Anyway, I appreciate Johnny Mercer more now, and I even stopped
talking shit about Savannah for a few years after the release of
Midnight in the Garden of Good & Evil when everyone fell in love
with the city. But now, today, I don't really have anything nice to
say about Savannah except that I'm very happy that I don't have to
drive my Jeep through that city ever again.
On to Tybee. I get to SKG nice and
early. They've got a great looking spot with lots of pretty boats,
and a creek right out back. The sign in the window says OPEN... but
the one on the door says “We'll be back on January 2nd.”
Shit.
From the outside of the fence I can see
my boat just sitting there taunting me. I contemplate my options. I
call the numbers I have again. I pace. I ask the folks at the Real
Estate office across the street if they know any of the folks that
work at SKG. For some reason they've never even been over there. I
don't get it. The store looks great. Their gear is shiny and cool.
Kayaking's a great way to explore the marshes that line every lot and
house in the real estate brochure. Wouldn't you go check it out if
you were across the street? Would you hire a realtor who didn't even
think of it? I wouldn't, but then again, I think everyone should
spend several hours and several hundred dollars a week in their local
paddling shop.
Finally someone pulls over behind me
and asks what I've been doing stalking around the shop for an hour.
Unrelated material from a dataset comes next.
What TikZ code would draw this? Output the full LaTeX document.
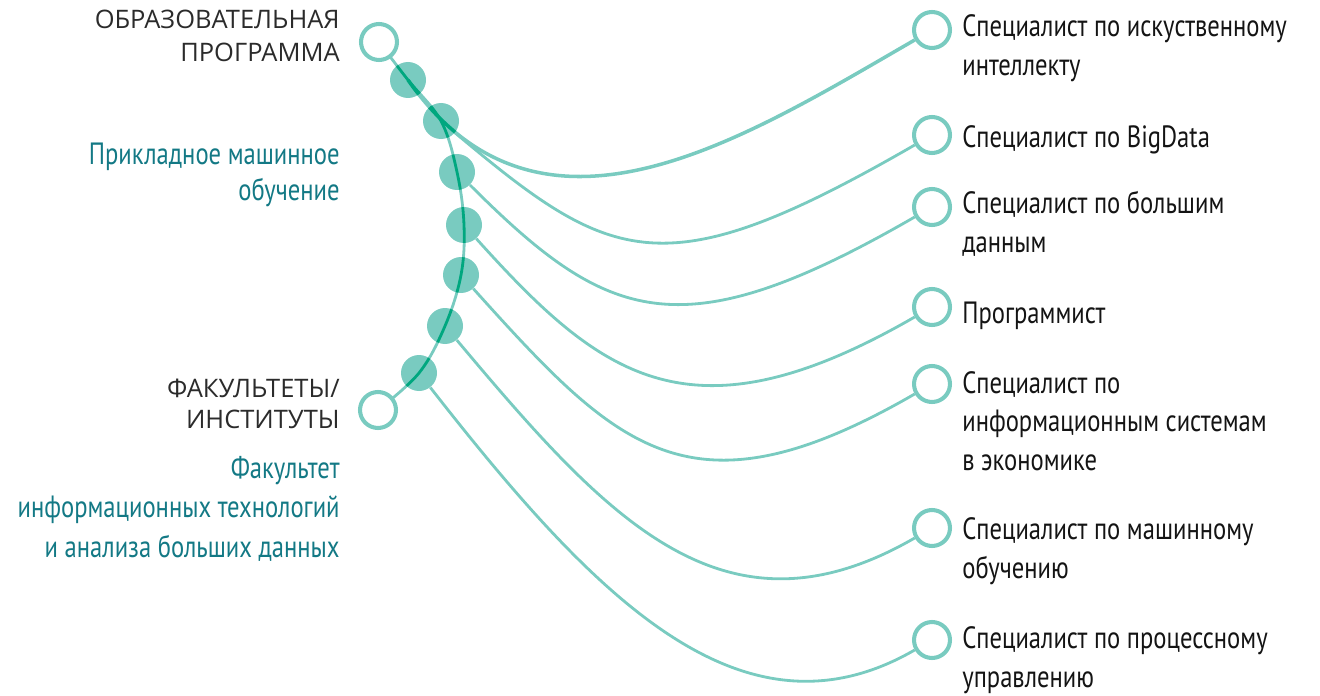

This guy seems to know what's up, and all I need is the vague sense
of permission that accompanies the confused look on his face when I
tell my story and ask if I can jump the fence. Within seconds I have
the X-Ray on my shoulder, and a slightly puzzled co-conspirator to
pass it to. 2 minutes later I'm on the road and my new friend is
still standing in the parking lot at Sea Kayak Georgia holding my
card and a note that could have been the final clue in the DaVinci
Code if it were any more nebulous.
I hook up the new Sirius Radio I got
myself for Christmas, and the Allman Brothers lead me off Tybee and
back toward Savannah. I swear that if there's a Traffic Light Hall
of Fame, the city planners of Savannah, Georgia deserve a whole wing
of their own. Preferably a wing with a one way entrance and 7 exits
that all detour back to the start of the exhibit.
I had been wondering a bit about what
impression my vehicle of choice leaves in the minds of the motorists
I pass. My first clue is the cop who pulls up next to me (at a stop
light) and offers this bit of friendly advice: “If you kick out
that floorboard you can just run with that thing like Fred
Flintstone.” I respond by sticking my foot through the hole in the
floorboard and praying that I don't get arrested.